As you follow the path along the river, you come to this little observation platform, where you can look out at the mighty Ohio River, watching for ducks, loons, cormorants, and Bald Eagles. I usually only get boats - pontoons, power boats, and the ever present barges.

The namesake feature, and the key to the diversity of this place, is the Crooked Run Estuary. Originally Crooked Run Creek, this stream was changed into a shallow, slow-moving backwater by the damming of the Ohio River, first by the Chilo Lock and Dam in the 1920's, then by the Meldahl Dam which replaced it in the 1960's.

The Outer Loop Trail runs along the estuary. There are three small blinds where you can sit and bird watch. You can usually see Great Blue Herons and many duck species: Hooded and Red-breasted Mergansers, Mallards and Wood Ducks among others, in and on the estuary. Nothing today. I did try my "pishing" skills and annoyed a Tufted Titmouse to the point of actual disapproval. Again, no photographic evidence, but trust me - I got "the look."

These snags are good spots for Belted Kingfishers.


There is also a meadow, with a short trail bisecting it. I often find Indigo Buntings and Yellow-breasted Chats here. Today, a Common Yellowthroat made a silent appearance. No "witchety-witchety-witchety" from this guy, just a bright yellow throat and a black mask, perched in the weeds.

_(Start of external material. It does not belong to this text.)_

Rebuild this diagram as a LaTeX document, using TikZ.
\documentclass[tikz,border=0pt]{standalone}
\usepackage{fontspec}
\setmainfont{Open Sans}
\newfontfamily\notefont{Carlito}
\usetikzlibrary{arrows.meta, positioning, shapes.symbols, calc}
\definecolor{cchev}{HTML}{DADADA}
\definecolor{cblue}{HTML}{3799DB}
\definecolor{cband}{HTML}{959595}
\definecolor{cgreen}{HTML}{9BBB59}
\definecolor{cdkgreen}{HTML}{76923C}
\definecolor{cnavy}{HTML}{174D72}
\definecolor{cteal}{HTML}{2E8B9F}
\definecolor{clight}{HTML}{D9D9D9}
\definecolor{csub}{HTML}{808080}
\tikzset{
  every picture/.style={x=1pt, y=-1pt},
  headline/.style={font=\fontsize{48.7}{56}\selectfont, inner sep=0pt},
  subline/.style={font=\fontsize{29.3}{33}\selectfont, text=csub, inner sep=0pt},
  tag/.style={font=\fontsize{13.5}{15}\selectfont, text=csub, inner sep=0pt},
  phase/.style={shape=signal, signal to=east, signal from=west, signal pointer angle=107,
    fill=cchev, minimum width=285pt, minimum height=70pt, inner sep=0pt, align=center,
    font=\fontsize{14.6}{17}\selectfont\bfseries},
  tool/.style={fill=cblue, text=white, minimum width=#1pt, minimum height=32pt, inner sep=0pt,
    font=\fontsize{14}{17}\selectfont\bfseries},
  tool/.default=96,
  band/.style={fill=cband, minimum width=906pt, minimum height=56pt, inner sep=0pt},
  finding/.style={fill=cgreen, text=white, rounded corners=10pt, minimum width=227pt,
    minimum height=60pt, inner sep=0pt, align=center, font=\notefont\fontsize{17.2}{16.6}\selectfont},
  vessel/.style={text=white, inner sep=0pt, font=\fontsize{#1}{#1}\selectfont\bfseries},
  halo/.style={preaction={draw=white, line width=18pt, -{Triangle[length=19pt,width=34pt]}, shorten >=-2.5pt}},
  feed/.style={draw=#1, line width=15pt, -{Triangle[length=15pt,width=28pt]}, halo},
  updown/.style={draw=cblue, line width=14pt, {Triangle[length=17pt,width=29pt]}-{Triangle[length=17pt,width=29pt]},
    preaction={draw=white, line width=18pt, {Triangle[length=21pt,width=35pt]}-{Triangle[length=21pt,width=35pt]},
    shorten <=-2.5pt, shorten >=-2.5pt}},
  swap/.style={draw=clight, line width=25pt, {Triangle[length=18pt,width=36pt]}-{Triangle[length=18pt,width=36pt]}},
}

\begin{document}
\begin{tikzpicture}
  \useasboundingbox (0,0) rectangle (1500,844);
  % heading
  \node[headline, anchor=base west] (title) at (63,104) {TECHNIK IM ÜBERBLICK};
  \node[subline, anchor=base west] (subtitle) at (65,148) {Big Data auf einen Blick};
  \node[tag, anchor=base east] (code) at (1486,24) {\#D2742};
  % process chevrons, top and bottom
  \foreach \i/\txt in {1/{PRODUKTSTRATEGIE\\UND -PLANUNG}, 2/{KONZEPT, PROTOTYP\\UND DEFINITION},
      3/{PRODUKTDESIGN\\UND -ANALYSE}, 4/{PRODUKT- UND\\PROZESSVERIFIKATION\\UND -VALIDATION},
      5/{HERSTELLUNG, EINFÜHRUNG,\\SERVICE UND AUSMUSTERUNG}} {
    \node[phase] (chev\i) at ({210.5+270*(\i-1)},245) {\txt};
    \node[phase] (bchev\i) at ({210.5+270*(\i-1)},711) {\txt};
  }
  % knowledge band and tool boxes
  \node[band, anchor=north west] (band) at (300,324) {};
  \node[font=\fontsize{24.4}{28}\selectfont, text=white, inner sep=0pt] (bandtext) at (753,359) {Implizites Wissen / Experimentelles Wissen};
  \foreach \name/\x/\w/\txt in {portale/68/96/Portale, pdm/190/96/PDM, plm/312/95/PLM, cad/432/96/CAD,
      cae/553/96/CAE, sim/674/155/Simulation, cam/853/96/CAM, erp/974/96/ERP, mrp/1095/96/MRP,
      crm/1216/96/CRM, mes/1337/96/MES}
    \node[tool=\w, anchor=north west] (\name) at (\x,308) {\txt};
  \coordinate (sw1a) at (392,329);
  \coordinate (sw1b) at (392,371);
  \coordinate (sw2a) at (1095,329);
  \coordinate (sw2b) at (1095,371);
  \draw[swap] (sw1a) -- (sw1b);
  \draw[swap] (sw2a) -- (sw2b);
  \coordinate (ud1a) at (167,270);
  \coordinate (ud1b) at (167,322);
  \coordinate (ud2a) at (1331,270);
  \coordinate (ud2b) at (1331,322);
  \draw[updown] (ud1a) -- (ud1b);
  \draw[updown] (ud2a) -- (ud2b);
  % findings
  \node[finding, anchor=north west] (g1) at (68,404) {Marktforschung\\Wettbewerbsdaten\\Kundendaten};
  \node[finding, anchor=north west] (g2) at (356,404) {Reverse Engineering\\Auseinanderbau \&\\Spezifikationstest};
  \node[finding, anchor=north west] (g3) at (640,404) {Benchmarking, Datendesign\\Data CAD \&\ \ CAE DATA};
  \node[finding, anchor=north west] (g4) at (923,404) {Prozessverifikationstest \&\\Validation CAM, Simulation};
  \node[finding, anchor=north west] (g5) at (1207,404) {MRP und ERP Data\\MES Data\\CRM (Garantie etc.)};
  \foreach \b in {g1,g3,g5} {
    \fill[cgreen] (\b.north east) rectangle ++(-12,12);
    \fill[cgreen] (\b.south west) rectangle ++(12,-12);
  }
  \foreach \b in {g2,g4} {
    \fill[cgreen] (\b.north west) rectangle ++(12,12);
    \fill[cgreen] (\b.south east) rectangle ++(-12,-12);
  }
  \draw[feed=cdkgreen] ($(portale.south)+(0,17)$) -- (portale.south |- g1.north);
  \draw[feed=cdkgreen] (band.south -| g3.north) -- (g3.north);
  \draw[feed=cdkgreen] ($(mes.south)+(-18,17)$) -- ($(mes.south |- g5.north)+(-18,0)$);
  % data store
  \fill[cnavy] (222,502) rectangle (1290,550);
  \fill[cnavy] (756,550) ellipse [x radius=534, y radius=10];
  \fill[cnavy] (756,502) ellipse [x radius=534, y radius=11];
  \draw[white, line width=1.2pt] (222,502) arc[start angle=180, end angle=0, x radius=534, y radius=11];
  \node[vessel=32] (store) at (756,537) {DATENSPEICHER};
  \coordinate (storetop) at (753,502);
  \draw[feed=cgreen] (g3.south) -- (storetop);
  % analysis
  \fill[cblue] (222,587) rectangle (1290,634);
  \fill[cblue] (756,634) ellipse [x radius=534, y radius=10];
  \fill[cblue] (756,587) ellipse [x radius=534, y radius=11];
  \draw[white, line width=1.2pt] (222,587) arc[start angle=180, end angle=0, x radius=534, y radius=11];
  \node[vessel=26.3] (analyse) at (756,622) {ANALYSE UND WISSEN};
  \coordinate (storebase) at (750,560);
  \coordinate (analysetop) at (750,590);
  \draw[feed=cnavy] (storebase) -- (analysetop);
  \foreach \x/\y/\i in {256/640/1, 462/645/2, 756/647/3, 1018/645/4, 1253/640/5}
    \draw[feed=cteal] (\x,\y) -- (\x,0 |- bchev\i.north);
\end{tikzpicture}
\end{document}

Along the meadow trail, my dogs called my attention to this. Egg shells - leathery, dry, curled up - and a hole in the ground. Box turtles? I think so. I have sent an S.O.S. to the Science Chimp to check my ID. Cool!

Gray Catbirds were the most numerous species today, some "meowing" in that harsh, screechy way they have while others ran through their entire repertoire. You know how to distinguish the three mimic species don't you? A Gray Catbird sings each song once, then moves on. A Brown Thrasher repeats each song twice before changing tunes. And, a Northern Mockingbird will sing each melody three times or more in succession.

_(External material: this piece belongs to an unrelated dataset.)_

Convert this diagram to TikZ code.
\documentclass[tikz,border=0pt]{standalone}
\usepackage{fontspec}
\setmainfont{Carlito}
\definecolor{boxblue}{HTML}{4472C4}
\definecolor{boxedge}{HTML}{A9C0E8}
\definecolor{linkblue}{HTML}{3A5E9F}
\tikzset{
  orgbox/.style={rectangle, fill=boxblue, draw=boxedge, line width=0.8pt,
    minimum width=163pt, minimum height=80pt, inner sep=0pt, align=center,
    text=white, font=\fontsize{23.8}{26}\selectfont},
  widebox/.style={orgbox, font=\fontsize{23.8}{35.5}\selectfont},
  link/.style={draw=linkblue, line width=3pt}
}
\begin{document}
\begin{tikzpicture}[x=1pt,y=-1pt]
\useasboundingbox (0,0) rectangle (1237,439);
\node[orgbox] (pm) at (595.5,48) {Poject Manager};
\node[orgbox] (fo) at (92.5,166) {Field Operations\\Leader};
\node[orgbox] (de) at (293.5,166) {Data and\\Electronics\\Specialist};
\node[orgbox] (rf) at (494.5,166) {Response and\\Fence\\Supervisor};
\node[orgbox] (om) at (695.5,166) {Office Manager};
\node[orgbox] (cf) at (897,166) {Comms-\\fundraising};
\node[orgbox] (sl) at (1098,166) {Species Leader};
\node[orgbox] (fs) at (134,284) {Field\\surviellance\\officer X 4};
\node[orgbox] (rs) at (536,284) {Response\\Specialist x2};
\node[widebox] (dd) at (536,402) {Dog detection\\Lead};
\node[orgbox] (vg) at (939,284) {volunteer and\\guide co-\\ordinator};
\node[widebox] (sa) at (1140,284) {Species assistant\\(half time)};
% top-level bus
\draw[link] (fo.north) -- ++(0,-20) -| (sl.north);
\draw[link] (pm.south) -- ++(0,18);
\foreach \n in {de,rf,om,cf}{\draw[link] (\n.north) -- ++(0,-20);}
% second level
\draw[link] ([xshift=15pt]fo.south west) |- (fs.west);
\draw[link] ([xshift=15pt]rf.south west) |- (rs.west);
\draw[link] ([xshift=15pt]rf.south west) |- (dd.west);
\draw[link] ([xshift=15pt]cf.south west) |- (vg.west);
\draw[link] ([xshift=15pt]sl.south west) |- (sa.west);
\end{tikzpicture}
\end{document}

Outside of the actual preserve, part of the adjacent Chilo Lock #34 Park, is a small wetlands. I have seen a Snow Goose here, scaup and Ring-necked Ducks. The surrounding area is home to Red-winged Blackbirds, Tree Swallows, and several sparrow species. Sandhill Cranes have even stopped by for a brief rest. (I missed them.) Last winter, a Green Heron stayed here until January, a state record for late Green Heron sightings.

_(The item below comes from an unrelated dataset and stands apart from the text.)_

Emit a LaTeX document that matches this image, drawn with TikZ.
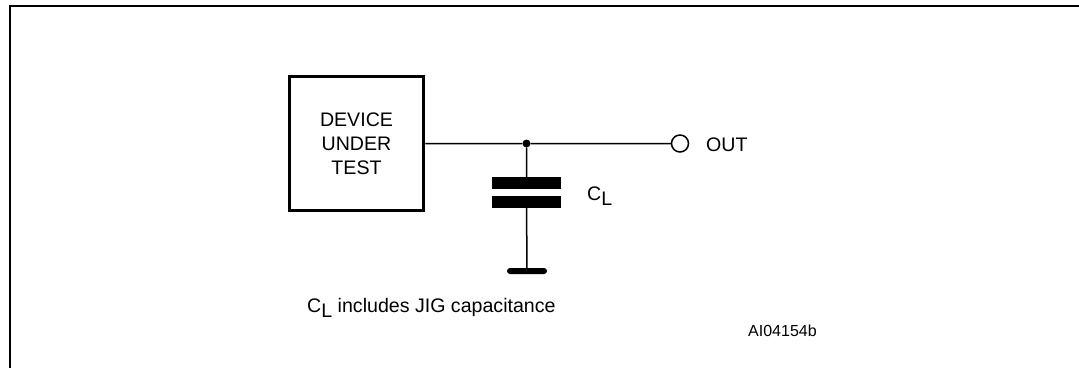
\documentclass[tikz,border=0pt]{standalone}
\usepackage{fontspec}
\setmainfont{Liberation Sans}
\usetikzlibrary{positioning}

\newcommand{\subL}{\raisebox{-5pt}{L}}

\begin{document}
\begin{tikzpicture}[x=1pt,y=-1pt,node distance=10pt,on grid,
    every node/.style={font=\fontsize{19.6}{24}\selectfont},
    wire/.style={line width=1.5pt},
    frameline/.style={line width=2pt},
    plate/.style={fill=black,minimum width=69pt,minimum height=12pt,inner sep=0pt},
    smalltext/.style={font=\fontsize{16}{19}\selectfont}]
   \useasboundingbox (0,0) rectangle (1079,367);
   \coordinate (fb) at (10,367);
   \coordinate (ft) at (10,5.5);
   \coordinate (fr) at (1079,5.5);
   \draw[frameline,line cap=rect] (fb) -- (ft) -- (fr);

   \node[draw,line width=3.5pt,minimum width=134pt,minimum height=134pt,align=center,inner sep=0pt] (dut) at (356.5,143.5) {DEVICE\\UNDER\\TEST};
   \node[circle,fill=black,inner sep=0pt,minimum size=8pt] (j) at (526.5,143.5) {};
   \node[circle,draw,wire,inner sep=0pt,minimum size=17pt] (o) at (680,143.5) {};
   \node[plate] (p1) at (526.5,183) {};
   \node[plate] (p2) at (526.5,202) {};
   \node[fill=black,rounded corners=3pt,minimum width=40pt,minimum height=6pt,inner sep=0pt] (g) at (527,271) {};

   \node[anchor=west,inner sep=0pt] (out) at (706,144.5) {OUT};
   \node[anchor=west,inner sep=0pt] (cl) at (587,196) {C\subL};
   \node[anchor=west,inner sep=0pt] (note) at (307,308) {C\subL{} includes JIG capacitance};
   \node[anchor=west,inner sep=0pt,smalltext] (ref) at (748,330.5) {AI04154b};

   \path[wire,draw]
    (dut.east) -- (j)
    (j) -- (o)
    (j) -- (p1)
    (p2) -- (g);
\end{tikzpicture}
\end{document}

I rarely see more than two or three people here, except on Sunday mornings after a Saturday night Cub Scout sleep-over. The park maintains two "yurts" that they rent out to the Scouts and others for that purpose.

Just for the Swami: a yurt.

In the parking lot, I scored the vireo trifecta when I heard a Warbling Vireo. Never did get eyes on him, though to tell the truth, there isn't that much to see. The Warbling Vireo is one of the plainest of the vireos - no Blue head or Black cap or Yellow throat on him. His song is great though - a rolling, bouncing tune that has been described as "First I'll SEE you, then I'll SEIZE you, then I'll SQUEEZE you till you SQUIRT!" with the accents on the capitalized words. It is supposed to be what he is saying to a caterpillar. I don't know if I hear those words exactly, but the rhythm is right.

As I head home, I silently thank Mrs. Mimi Ford Paul for her generous donation of this land that she and her husband, Robert J. Paul, farmed before the 1937 flood. In 1980, she dedicated this property to her husband's memory, and then lived here until her death in 1991. Without her gift, birds and animals would not have a refuge. And, neither would I.

5 comments:

Susan Gets Native said...

Do you think they could move the estuary a little closer to my house? I love going there. Hmmm...maybe I will take the girls tomorrow!

Mary said...

Katdoc, you don't need a fancy zoom lens to share your findings. I, for one, enjoyed seeing some of the birds in my mind and hearing their songs! I laughed at your titmouse :o) Your photos of scenes are very good - I appreciate your artful eye and writing skills!

nina said...

The pishing is not working out so well for me, either--I can't seem to attract anything, just get the same weird looks from everything--like "what's with this woman--can't she take her circus somewhere else!"
Anyway, enjoyed your Crooked Run introduction--we may head there very soon--I need a change of scenery--feeds my desire for discovery and adventure!

KatDoc said...

Good news/bad news on the egg shells. Julie says they are box turtle eggs, but that prime egg laying season is now (June) and that when the eggs hatch in the fall, the young turtles come out through a tiny opening and leave the shells behind in the nest chamber. These, she says, were probably laid very recently and were quickly found, dug up, and eaten by something (raccoon, etc.)

Bummer. :(

Well it was a cool finding anyway, and as Isabelle says, "At least it wasn't House Sparrows" that got the turtles.

~Kathi
[singing "Circle of Life]

Holly said...

If and when you ever get to DE, you not only have to get a massage from the Best Massage Practioner In Town ;), we'll need to take a trip to Bombay Hook Wildlife Refuge. I can show you some birds *there*, although you'll have to identify them for me!

We saw a redbird in our garden the other day. Not a cardinal, we've got lots of them around and I recognize them but a true red bird. First I've ever seen! I know, I know....not an uncommon, seldomseen wharbling lavendargrass, tufted, bluetailed, eyebrowed whatawing but still....I was modestly happy!!